You’re a fresh grad out of university or you’re one of those who have been dreaming about opening a restaurant or cafe and now you’re raring to go to make your dreams come true. I have once been in this position – trying to live my glamorous dream, but yet not too sure on whether I had enough money to start off.
How much do you really need to budget your costs before setting up your restaurant or cafe?
This weekend I have the privilege to meet up with one of my former classmate who has been in the F&B business for the past couple of years. Through our conversation, I managed to gather some important considerations which I hope will help those who are thinking of setting up their own F&B business.
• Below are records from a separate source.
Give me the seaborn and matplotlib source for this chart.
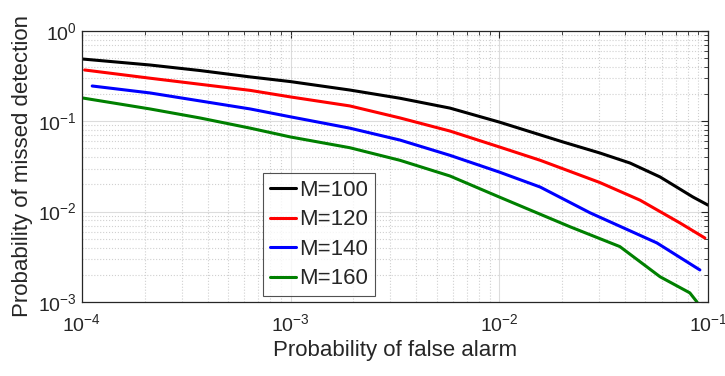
import numpy as np
import pandas as pd
import matplotlib
matplotlib.use('Agg')
import matplotlib.pyplot as plt
import seaborn as sns
from matplotlib.ticker import LogLocator, NullFormatter

# curve data (false alarm prob, missed detection prob)
pfa_100 = [1e-4, 2.12e-4, 3.67e-4, 6.4e-4, 1e-3, 1.92e-3, 3.34e-3, 5.8e-3, 1e-2,
           0.0202, 0.0303, 0.0423, 0.0589, 0.0847, 0.1]
pmd_100 = [0.49, 0.42, 0.365, 0.31, 0.275, 0.222, 0.18, 0.14, 0.098,
           0.059, 0.0446, 0.0345, 0.0242, 0.0145, 0.0118]

pfa_120 = [1.03e-4, 2.12e-4, 6.4e-4, 1e-3, 1.92e-3, 3.34e-3, 5.8e-3, 1e-2,
           0.0157, 0.0303, 0.0472, 0.0733, 0.0966]
pmd_120 = [0.37, 0.30, 0.22, 0.186, 0.148, 0.109, 0.078, 0.052,
           0.037, 0.021, 0.0134, 0.0075, 0.0051]

pfa_140 = [1.12e-4, 2.12e-4, 6.4e-4, 1e-3, 1.92e-3, 3.34e-3, 5.8e-3, 1e-2,
           0.0157, 0.0272, 0.0569, 0.0914]
pmd_140 = [0.246, 0.206, 0.137, 0.112, 0.084, 0.062, 0.042, 0.0274,
           0.0187, 0.0097, 0.0045, 0.00226]

pfa_160 = [1.01e-4, 2.12e-4, 3.67e-4, 6.4e-4, 1e-3, 1.92e-3, 3.34e-3, 5.8e-3,
           1e-2, 0.0218, 0.0378, 0.0589, 0.0818, 0.0885]
pmd_160 = [0.181, 0.137, 0.109, 0.084, 0.067, 0.051, 0.037, 0.0248,
           0.0145, 0.0068, 0.0041, 0.0019, 0.00126, 0.001]

labels = ['M=100', 'M=120', 'M=140', 'M=160']
colors = ['#000000', '#ff0000', '#0000ff', '#008000']

frames = []
for lab, x, y in zip(labels, [pfa_100, pfa_120, pfa_140, pfa_160],
                     [pmd_100, pmd_120, pmd_140, pmd_160]):
    frames.append(pd.DataFrame({'pfa': x, 'pmd': y, 'M': lab}))
df = pd.concat(frames, ignore_index=True)

sns.set_style('white')
plt.rcParams['font.family'] = ['Liberation Sans', 'DejaVu Sans']
plt.rcParams['mathtext.default'] = 'regular'

fig = plt.figure(figsize=(7.25, 3.76), dpi=100)
ax = fig.add_axes([0.113, 0.197, 0.8636, 0.7206])

sns.lineplot(data=df, x='pfa', y='pmd', hue='M', palette=colors,
             linewidth=2.2, sort=False, estimator=None, ax=ax)

ax.set_xscale('log')
ax.set_yscale('log')
ax.set_xlim(1e-4, 1e-1)
ax.set_ylim(1e-3, 1e0)

ax.xaxis.set_major_locator(LogLocator(base=10, numticks=10))
ax.yaxis.set_major_locator(LogLocator(base=10, numticks=10))
ax.xaxis.set_minor_locator(LogLocator(base=10, subs=np.arange(2, 10), numticks=20))
ax.yaxis.set_minor_locator(LogLocator(base=10, subs=np.arange(2, 10), numticks=20))
ax.xaxis.set_minor_formatter(NullFormatter())
ax.yaxis.set_minor_formatter(NullFormatter())

ax.grid(True, which='major', color='#dcdcdc', linestyle='-', linewidth=0.8)
ax.grid(True, which='minor', color='#d0d0d0', linestyle=':', linewidth=0.8)

ax.tick_params(which='both', direction='in', top=True, right=True,
               colors='#262626', labelsize=14)
ax.tick_params(which='major', length=5, width=0.8)
ax.tick_params(which='minor', length=3, width=0.6)
ax.tick_params(axis='x', pad=8)
for s in ax.spines.values():
    s.set_color('#262626')
    s.set_linewidth(0.9)

ax.set_xlabel('Probability of false alarm', fontsize=16, color='#262626')
ax.set_ylabel('Probability of missed detection', fontsize=16, color='#262626')

leg = ax.legend(loc='lower left', bbox_to_anchor=(0.289, 0.022), fontsize=16,
                frameon=True, fancybox=False, handlelength=1.2, handletextpad=0.15,
                borderpad=0.3, labelspacing=0.38, borderaxespad=0)
leg.get_frame().set_edgecolor('#262626')
leg.get_frame().set_linewidth(0.8)
for line in leg.get_lines():
    line.set_linewidth(2.2)

fig.savefig('out.png', dpi=100)
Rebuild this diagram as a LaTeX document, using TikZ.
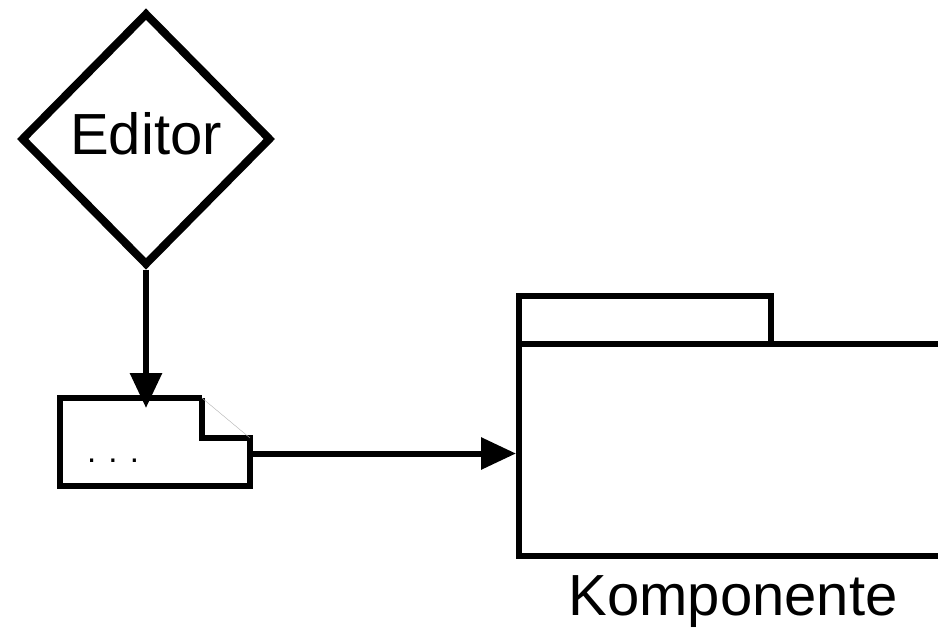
\documentclass[tikz,border=0pt]{standalone}
\usepackage{fontspec}
\setmainfont{Liberation Sans}
\usetikzlibrary{calc, shapes.geometric, positioning, arrows.meta}
\newcommand{\bigtxt}{\fontsize{58}{70}\selectfont}

\begin{document}
\begin{tikzpicture}[x=1pt,y=-1pt,
  decision/.style={diamond,draw,line width=8pt,inner sep=0pt,minimum width=250pt,minimum height=253pt,font=\bigtxt},
  notebox/.style={rectangle,inner sep=0pt,outer sep=0pt,minimum width=190pt,minimum height=88pt},
  pkgbox/.style={rectangle,draw,line width=6.5pt,outer sep=0pt,minimum width=428pt,minimum height=212pt},
  noteline/.style={line width=6.5pt,line join=miter},
  arr/.style={line width=6pt,-{Triangle[length=35pt,width=31pt]}}]
\clip (0,0) rectangle (938,630);
\node[decision] (editor) at (146,139) {\raisebox{-15pt}[0pt][0pt]{Editor}};
\node[notebox] (note) at (155,442) {};
\node[anchor=base,font=\fontsize{33}{33}\selectfont] (dots) at (113,462) {. . .};
\draw[noteline] ($(note.north east)+(-48,0)$) -- (note.north west) -- (note.south west)
  -- (note.south east) -- ($(note.north east)+(0,40)$) -- ++(-48,0) -- ++(0,-40);
\draw[gray!60,thin] ($(note.north east)+(-48,0)$) -- ($(note.north east)+(0,40)$);
\node[pkgbox] (body) at (733,450) {};
\draw[line width=6.5pt] (body.north west) -- ++(0,-48) -- ++(252,0) -- ++(0,48);
\node[below=19pt of body,inner sep=0pt,font=\bigtxt] (name) {Komponente};
\draw[arr,shorten >=-10pt] (editor.south) -- (editor.south |- note.north);
\draw[arr,shorten >=3pt] ($(body.west -| note.east)+(0,3.5)$) -- ($(body.west)+(0,3.5)$);
\end{tikzpicture}
\end{document}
Before we start, I would like to present the hard truth figure to those who thinks of the glamorous successful rate of the F&B business. Based on the statistics over the past 10 years, slightly more than 70% of new businesses fail in the first year and about 90% of them fail in the next 3 years. That leaves us with only 1 out of 10 who are in existence after 3 years or more. One can remember that restaurants that have closed recently include Wok & Barrel, Preparazzi, Tea Cosy, One on the Bund and many more.
One of the main contribution for the high failure rate is usually due to either the underplanning of the costs or being over optimistic on the sales front.
When I talked to my ex-classmate, he mentioned that the budgeting for F&B business are usually bottom-up – which means that we need to calculate the fixed and variable costs such as rent and raw materials and work our way up to determine the sales figure. Obviously, the lower the operating costs the higher chances you are likely to be successful in your business. So let’s analyze deeper the importance of each components.
Rental costs are usually the killer factor we have in Singapore. One can look at a few owned Reits malls such as CMT or FCT and you can see how they are consistently revising their rental rates to increase their DPU and value to unitholders.
Based on Williams, Richard in his valuation journal in 2002, he mentioned that restaurant owners cannot afford to pay more than 5% to 8% of the total gross sales in rent if one is to be successful in the long term. In the Singapore context, my friend argued that it is virtually impossible to get the rent rate this low and he estimated the figure to be closer to 10% of total gross sales, unless the place warrant a premium of competitive advantage such as sea view or no competitor within the 2.5km radius, then it would make sense to add a percent or two more on top of it.
For example, the average price psf on Plaza Singapura is around $14/psf. So if you are looking to lease a small shop for your cafe at around 800 sqft, you are looking easily at around $11,200/month in rent. Taking the 10% rule, this means that you should be expecting around $112,000 in gross sales for the month or $1.34 million per annum. If you are looking to charge your customers at around $20 per customer, your breakeven point would be at 183 customers/day.
Some landlord will propose a variable component on top of the fixed rent. So you might get something like $6,000 + 5 % of sales. In this case, your rental costs are no longer fixed and have to bear in mind the variable components involved.
Food (Raw Materials)
The general rule of thumb is your costs for the food and other raw materials should never exceeds 35% or 1/3 of your overall gross sales. Price is always a sensitive factor to the consumers and not something that can be easily passed down to your consumers even if the price of your raw materials is up. To ensure that you get the cheapest deal, ensure that you have a network of vendors who are willing to work long term with you in times of good and bad economy. Having said that, it is important not to compromise cheap for quality as this will backfire in the long run.
Labor costs are another difficult component to handle especially in Singapore. The labor tight crunch means that you probably need to hire foreign workers who are willing to dedicate service and the right attitude to the customers. The general rule of thumb is these costs should not exceeds 30% of your overall gross sales. Think of ways on how you can save costs by using automated service, e.g there are a few Japanese restaurants who are using IPAD for order and delivery of the food. The more you can save these costs at start, the higher likelihood you are going to succeed in your business.
These intangibles such as service, attitude, timeliness of the delivery and consistent quality of the food are key important ingredients to customer’s brand loyalty. Often, many restaurants and cafes neglected on these aspects which can prove to be costly to the business in the long run. With Facebook, Tweeter and Instragam highly dominant in the modern technology of our everyday lives, the word of mouth can spread rather quickly for your business – either good or bad.
|Sample P&L done by B|
I am not an expert in this business but I think it is interesting to understand how the successful of an entrepreneur goes back to how prudent he is on the budgeting. As with investing, the higher the margin of safety, the higher chances you are likely to be the one standing out in times of adversity.